University of Dallas scientists have found a way to fashion carbon nanotubes, the same material used to improve displays and solar panels, into an invisibility cloak. Scientists discovered that if they heated the tubes underwater they could create a “mirage effect” to make objects completely disappear.

It’s really that simple. All the scientists had to do was setup a sheet of one-molecule-thick carbon nanotubes sheets and apply an extreme amount of heat--we’re talking a maximum of 2,500 degrees Kelvin (2,300 degrees Celsius).
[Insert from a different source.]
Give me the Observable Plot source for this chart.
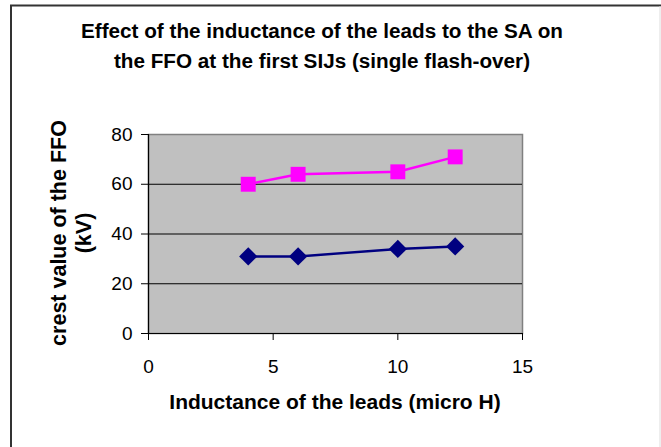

No big deal, right?

The carbon nanotube creates a mirage in the same way the beating sun on a hot summer day makes it look like the sky is part of the street. (Mirages are created by light bending in an upward concave arc as hot air rises, so when you see the sky as part of the ground, your eyes are actually sensing an image from the bent photons.)

The carbon nanotubes are essentially recreating the same effect by boiling the water around it and bending light with the resulting water vapor. As you can tell from the video above, the effect is immediate, as if somebody is turning on a light switch, and it looks as eerily perfect as a cloaking Klingon Bird of Prey.

Chances are, these carbon nanotube invisibility cloaks won’t be something you'll wear, because they only work in water, and the whole constantly-applied-heat thing is really not comfortable. However it could be good for cloaking submarines--so long as enemy subs don’t have thermal imaging or heat seeking torpedoes.